If your mama loves you, she may get fancy and make you a biscuit with sausage gravy, like this one here. In a pinch you could get away with calling that a sausage biscuit. Note there is no other condiment.
It's a little too glisteny, but this was the best I could find. Sausage gravy is a little bit of heaven, but it's not what you'd call photogenic. Gooogle it. Go on.



Marketing reptiles, you leave my breakfast alone.

Tuesday, July 20, 2010

Relationship Paradigm #327


Did you know that Jimmy Cagney never actually said, "You dirty rat?" I didn't.


I was about 14 when I discovered, quite by chance, that it was possible to hook a boy's interest by liking the same music he does, and that common interests can backfire.

John Zimmerman and I were sitting in the hall outside the principal's office at the elementary school, which means either that we had come over there from the Jr. High in order to work on some project, like a drama performance, or that this took place much earlier than I first thought and I was actually 10. Entirely possible.

John was humming a tune which I recognized as "Today's Tom Sawyer" and I started singing the lyrics to his accompaniment. He looked up with awe and wonder in his eyes, and said, nearly breathless, "You like Rush?"

One millisecond prior to his question I did not feel any particular attachment to either that band or that boy. But at that moment, the epiphany of social possibility claimed me as surely as Paul's conversion on the Damascus Road.

I said, "Yeah!"

I think I sat up straighter, which was pure instinct but in the near future would become a deliberate tweak to my curb appeal [breasts].

Looking into his shining eyes I knew that I loved Rush more than any other band, and noticed that John was suddenly covered in a shimmery golden haze of delicious cuteness despite the fluorescent lighting.

I went home and listened to more Rush lyrics until I had them memorized.
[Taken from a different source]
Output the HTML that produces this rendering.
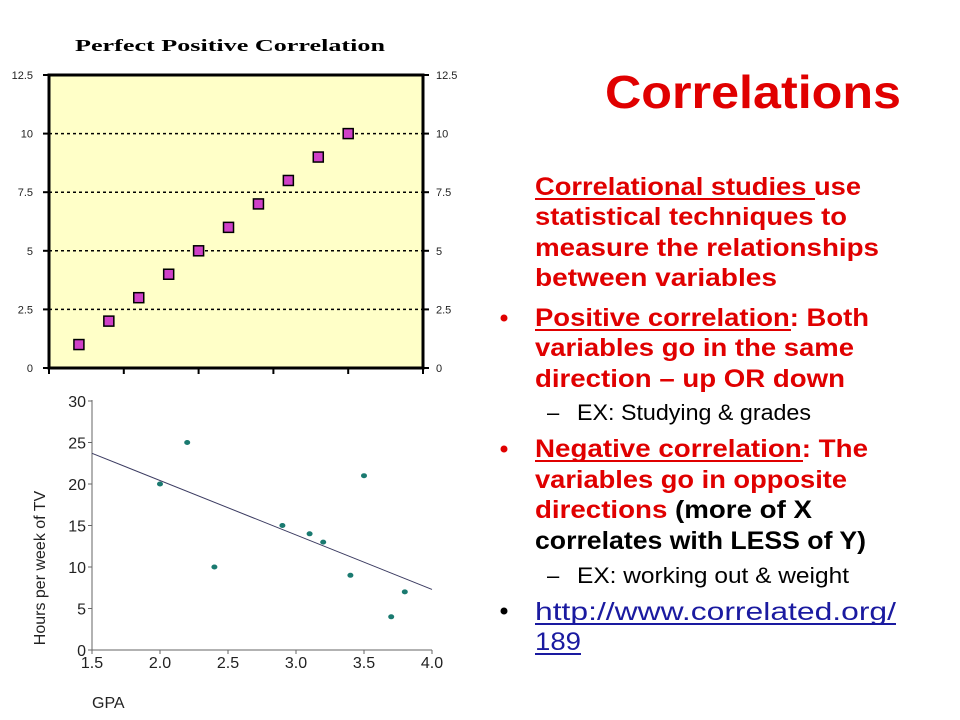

I probably made my brother tape Rush songs from the radio for this purpose.

(At present I can't recall the title or lyrics of any other Rush song.)

Sadly, our love lasted only about a week. I lamented this sad fact when I told my friend Ivy this story, and she said, "Well, hell, when you're 14 that's about as long-term as you can get," which is true, even more so if you're actually 10.


The turning point in our relationship happened while we were walking home from school together. Okay, now I'm sure that I was 10, because we didn't walk that route in Jr. High. Having the same walking-to-school route was another point we had in common, and it's these little things that cement a relationship. Except that on this day, we came upon a dead rat by the side of the road. It had announced it's presence blocks away, naturally, so we had followed our noses with growing dread and anticipation. We found it.


In a moment of ignorance and distraction, I made the fatal mistake: I did not get shrieky. I did not cry, or hold my nose, or make throwing up noises.


Instead, I picked up a stick at the same moment he did, and poked at the rat.


He didn't notice right away, but at some point it registered and he looked at me. He said nothing at the time. Being a novice I did not understand the import of That Look. Within a couple of days I discovered that it meant I had crossed over the line of acceptable common interests with my beloved.


I am still in awe of the haiku-like perfection of a relationship arc that begins with Rush and ends in a dead rat.

And "Today's Tom Sawyer" still makes me smile and get a bit misty.



[Note: The Him is Mr. Literal-and-factual and is the sort of guy who memorizes liner notes. He is raining all over my memory parade. Today's Tom Sawyer was released in 1981, which doesn't coincide with my memory of chronology. So I was 16 rather than 14 or 10, still within the realm of possibility given my level of relational cluelessness. Unless the song was not Tom Sawyer. But it was definetely a Rush song. I think. I hate it when he does this.]